The Hermetical Triumph: or, The Victorious Philosophical Stone. is an alchemical text published in London in 1723 by P. Hanet. It is subtitled "A Treatise more compleat and more intelligible than any has been yet, concerning The Hermetical Magistery". Its subject matter centres around an early seventeenth century German dialogue, The Ancient War of the Knights. A commentary is included.

==Textual history==

The Ancient War of the Knights was composed in German by an unknown author. It appeared in print at Leipzig, in 1604.

In 1689, Alexandre-Toussaint de Limojon de Saint-Didier made the French translation as Le triomphe hermetique, ou La pierre philosophale victorieuse (Amsterdam: chez Henry Wetstein). The French text was included in the Bibliothèque des Philosophes Chimiques (1672–73).
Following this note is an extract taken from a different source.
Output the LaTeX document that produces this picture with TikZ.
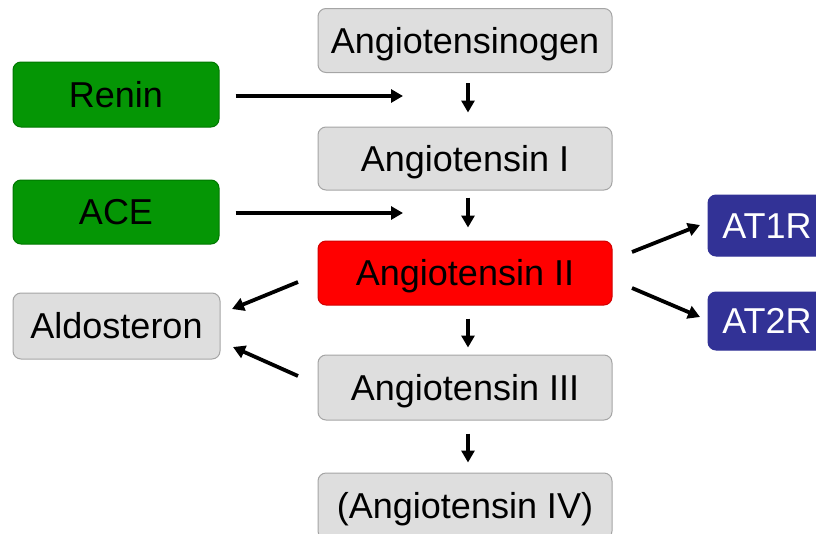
\documentclass[tikz,border=0pt]{standalone}
\usepackage{fontspec}
\setmainfont{Liberation Sans}
\usetikzlibrary{arrows.meta}
\definecolor{boxgray}{RGB}{222,222,222}
\definecolor{boxedge}{RGB}{165,165,165}
\definecolor{enzgreen}{RGB}{5,150,5}
\definecolor{enzedge}{RGB}{0,120,0}
\definecolor{recblue}{RGB}{50,50,150}
\definecolor{hotred}{RGB}{255,0,0}
\definecolor{hotedge}{RGB}{210,0,0}
\begin{document}
\begin{tikzpicture}[x=1pt,y=-1pt,
  base/.style={rectangle, rounded corners=8pt, line width=1pt, inner sep=0pt,
    font=\fontsize{36}{40}\selectfont, text height=25.8pt, text depth=0pt},
  gbox/.style={base, draw=boxedge, fill=boxgray, minimum width=294pt, minimum height=64pt},
  rbox/.style={base, draw=hotedge, fill=hotred, minimum width=294pt, minimum height=64pt},
  enz/.style={base, draw=enzedge, fill=enzgreen, minimum width=206pt, minimum height=65pt},
  rec/.style={base, draw=recblue, fill=recblue, text=white, minimum width=118pt, minimum height=60pt},
  arr/.style={line width=3.8pt, -{Triangle[length=12pt,width=13pt]}}]
\useasboundingbox (0,0) rectangle (816,533);
\clip (0,0) rectangle (816,533);

% main cascade
\node[gbox] (agn) at (465,40.5) {Angiotensinogen};
\node[gbox, minimum height=63pt] (a1) at (465,158.5) {Angiotensin I};
\node[rbox] (a2) at (465,273) {Angiotensin II};
\node[gbox, minimum height=65pt] (a3) at (465,387.5) {Angiotensin III};
\node[gbox, minimum height=66pt] (a4) at (465,506) {(Angiotensin IV)};

% enzymes and aldosterone
\node[enz] (renin) at (116,94.5) {Renin};
\node[enz, minimum height=64pt] (ace) at (116,212) {ACE};
\node[gbox, minimum width=207pt, minimum height=66pt] (ald) at (116.5,326) {Aldosteron};

% receptors
\node[rec, minimum height=61pt] (at1) at (767,225.5) {AT1R};
\node[rec, minimum height=58pt] (at2) at (767,321) {AT2R};

% free ends of the side arrows
\coordinate (k1) at (403,96);
\coordinate (k2) at (403,213);
\coordinate (p1) at (298,282);
\coordinate (q1) at (232,309);
\coordinate (p2) at (298,376);
\coordinate (q2) at (233,347);
\coordinate (s1) at (632,252);
\coordinate (t1) at (700,225);
\coordinate (s2) at (632,288);
\coordinate (t2) at (700,317);

% enzyme arrows
\draw[arr, shorten <=16pt] (renin.east |- k1) -- (k1);
\draw[arr, shorten <=16pt] (ace.east |- k2) -- (k2);

% downward steps
\draw[arr, shorten <=10pt, shorten >=14pt] ([xshift=3pt]agn.south) -- ([xshift=3pt]a1.north);
\draw[arr, shorten <=7pt, shorten >=13pt] ([xshift=3pt]a1.south) -- ([xshift=3pt]a2.north);
\draw[arr, shorten <=13pt, shorten >=7pt] ([xshift=3pt]a2.south) -- ([xshift=3pt]a3.north);
\draw[arr, shorten <=13pt, shorten >=10pt] ([xshift=3pt]a3.south) -- ([xshift=3pt]a4.north);

% to aldosterone and receptors
\draw[arr] (p1) -- (q1);
\draw[arr] (p2) -- (q2);
\draw[arr] (s1) -- (t1);
\draw[arr] (s2) -- (t2);
\end{tikzpicture}
\end{document}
Another English edition was printed by F. Noble of London in 1740.

==Contents==

In The Ancient War of the Knights, a debate takes place between gold, mercury and the philosopher's stone. Mercury only plays a minor part in the discourse. Two translations appear in the Hermetic Triumph. The first of these was translated from the original German into Latin, then French, and then finally English. The second "revised version" was translated directly from German into English.

The Hermetic Triumph also contains a discourse between "Eudoxes and Pyrophilus upon the Ancient War of the Knights". Composed as a dialogue between the characters of Eudoxes and Pyrophilus, it serves as a commentary on the main text of the book.